#### [EXERCISE DESCRIPTION]
Quote the records beneath, complete and exact. Leave out images.
start
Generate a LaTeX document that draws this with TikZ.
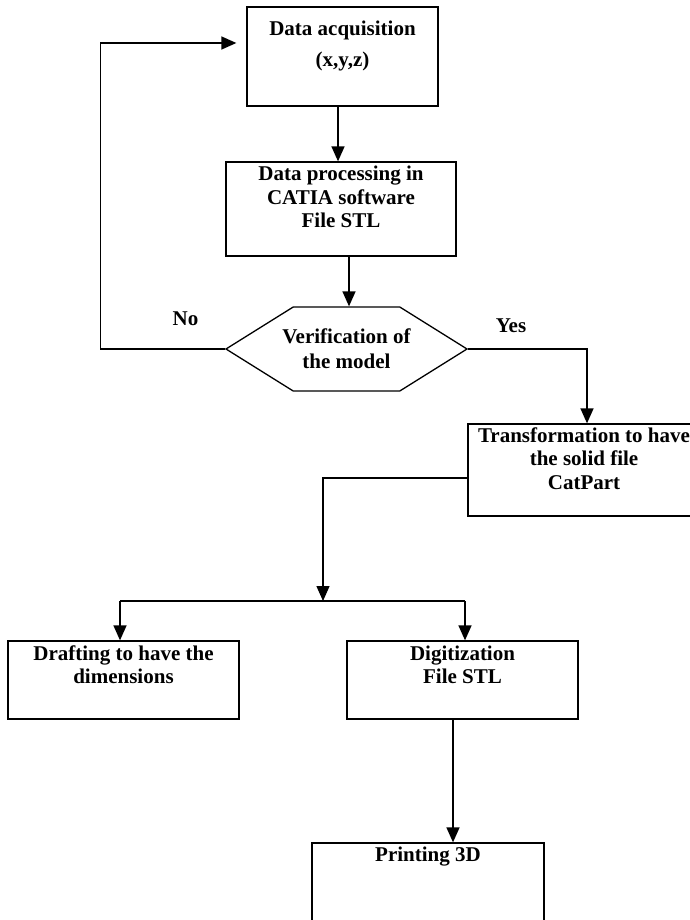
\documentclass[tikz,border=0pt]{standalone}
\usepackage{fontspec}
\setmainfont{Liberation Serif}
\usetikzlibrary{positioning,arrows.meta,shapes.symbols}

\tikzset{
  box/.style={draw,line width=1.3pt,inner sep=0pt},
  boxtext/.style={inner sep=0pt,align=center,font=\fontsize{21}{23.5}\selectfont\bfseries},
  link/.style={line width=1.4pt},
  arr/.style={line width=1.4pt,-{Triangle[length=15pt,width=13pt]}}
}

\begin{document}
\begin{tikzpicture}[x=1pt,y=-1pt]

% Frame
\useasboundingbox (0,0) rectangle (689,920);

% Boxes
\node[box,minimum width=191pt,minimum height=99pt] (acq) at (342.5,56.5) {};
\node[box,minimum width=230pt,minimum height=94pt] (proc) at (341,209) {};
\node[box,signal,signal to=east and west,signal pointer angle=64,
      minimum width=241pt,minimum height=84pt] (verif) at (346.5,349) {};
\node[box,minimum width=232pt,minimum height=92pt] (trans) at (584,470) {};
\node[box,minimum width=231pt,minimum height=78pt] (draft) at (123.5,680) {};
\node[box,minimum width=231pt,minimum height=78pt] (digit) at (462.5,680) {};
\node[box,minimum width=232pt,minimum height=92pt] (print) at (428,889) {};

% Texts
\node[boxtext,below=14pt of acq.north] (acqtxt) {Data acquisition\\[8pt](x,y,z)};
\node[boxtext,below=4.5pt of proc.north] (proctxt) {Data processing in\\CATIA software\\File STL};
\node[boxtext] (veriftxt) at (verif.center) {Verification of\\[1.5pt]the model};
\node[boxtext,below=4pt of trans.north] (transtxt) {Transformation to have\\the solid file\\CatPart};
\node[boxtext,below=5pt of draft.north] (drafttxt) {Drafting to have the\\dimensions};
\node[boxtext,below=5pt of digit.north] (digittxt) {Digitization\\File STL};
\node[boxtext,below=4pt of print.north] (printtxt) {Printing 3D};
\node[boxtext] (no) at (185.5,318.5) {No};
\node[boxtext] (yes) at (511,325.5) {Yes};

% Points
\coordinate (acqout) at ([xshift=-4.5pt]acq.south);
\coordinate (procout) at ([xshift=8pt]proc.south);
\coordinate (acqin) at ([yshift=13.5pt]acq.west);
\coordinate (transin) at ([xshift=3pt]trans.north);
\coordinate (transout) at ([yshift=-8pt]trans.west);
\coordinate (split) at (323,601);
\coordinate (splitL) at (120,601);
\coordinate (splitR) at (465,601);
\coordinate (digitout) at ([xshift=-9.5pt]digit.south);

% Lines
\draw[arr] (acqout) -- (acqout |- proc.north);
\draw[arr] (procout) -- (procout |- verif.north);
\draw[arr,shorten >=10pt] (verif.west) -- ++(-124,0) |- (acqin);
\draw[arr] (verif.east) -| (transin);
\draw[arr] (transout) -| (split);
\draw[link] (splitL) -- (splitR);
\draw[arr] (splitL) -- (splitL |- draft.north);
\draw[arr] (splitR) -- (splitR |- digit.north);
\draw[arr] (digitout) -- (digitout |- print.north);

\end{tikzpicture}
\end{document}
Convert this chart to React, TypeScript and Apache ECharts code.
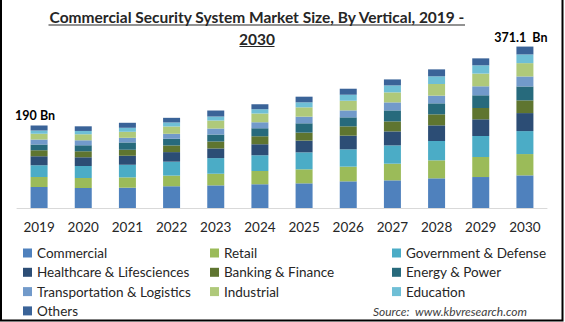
end
#### [THE RESULT]
Generate a LaTeX document that draws this with TikZ.
\documentclass[tikz,border=0pt]{standalone}
\usepackage{fontspec}
\setmainfont{Liberation Serif}
\usetikzlibrary{positioning,arrows.meta,shapes.symbols}

\tikzset{
  box/.style={draw,line width=1.3pt,inner sep=0pt},
  boxtext/.style={inner sep=0pt,align=center,font=\fontsize{21}{23.5}\selectfont\bfseries},
  link/.style={line width=1.4pt},
  arr/.style={line width=1.4pt,-{Triangle[length=15pt,width=13pt]}}
}

\begin{document}
\begin{tikzpicture}[x=1pt,y=-1pt]

% Frame
\useasboundingbox (0,0) rectangle (689,920);

% Boxes
\node[box,minimum width=191pt,minimum height=99pt] (acq) at (342.5,56.5) {};
\node[box,minimum width=230pt,minimum height=94pt] (proc) at (341,209) {};
\node[box,signal,signal to=east and west,signal pointer angle=64,
      minimum width=241pt,minimum height=84pt] (verif) at (346.5,349) {};
\node[box,minimum width=232pt,minimum height=92pt] (trans) at (584,470) {};
\node[box,minimum width=231pt,minimum height=78pt] (draft) at (123.5,680) {};
\node[box,minimum width=231pt,minimum height=78pt] (digit) at (462.5,680) {};
\node[box,minimum width=232pt,minimum height=92pt] (print) at (428,889) {};

% Texts
\node[boxtext,below=14pt of acq.north] (acqtxt) {Data acquisition\\[8pt](x,y,z)};
\node[boxtext,below=4.5pt of proc.north] (proctxt) {Data processing in\\CATIA software\\File STL};
\node[boxtext] (veriftxt) at (verif.center) {Verification of\\[1.5pt]the model};
\node[boxtext,below=4pt of trans.north] (transtxt) {Transformation to have\\the solid file\\CatPart};
\node[boxtext,below=5pt of draft.north] (drafttxt) {Drafting to have the\\dimensions};
\node[boxtext,below=5pt of digit.north] (digittxt) {Digitization\\File STL};
\node[boxtext,below=4pt of print.north] (printtxt) {Printing 3D};
\node[boxtext] (no) at (185.5,318.5) {No};
\node[boxtext] (yes) at (511,325.5) {Yes};

% Points
\coordinate (acqout) at ([xshift=-4.5pt]acq.south);
\coordinate (procout) at ([xshift=8pt]proc.south);
\coordinate (acqin) at ([yshift=13.5pt]acq.west);
\coordinate (transin) at ([xshift=3pt]trans.north);
\coordinate (transout) at ([yshift=-8pt]trans.west);
\coordinate (split) at (323,601);
\coordinate (splitL) at (120,601);
\coordinate (splitR) at (465,601);
\coordinate (digitout) at ([xshift=-9.5pt]digit.south);

% Lines
\draw[arr] (acqout) -- (acqout |- proc.north);
\draw[arr] (procout) -- (procout |- verif.north);
\draw[arr,shorten >=10pt] (verif.west) -- ++(-124,0) |- (acqin);
\draw[arr] (verif.east) -| (transin);
\draw[arr] (transout) -| (split);
\draw[link] (splitL) -- (splitR);
\draw[arr] (splitL) -- (splitL |- draft.north);
\draw[arr] (splitR) -- (splitR |- digit.north);
\draw[arr] (digitout) -- (digitout |- print.north);

\end{tikzpicture}
\end{document}
Convert this chart to React, TypeScript and Apache ECharts code.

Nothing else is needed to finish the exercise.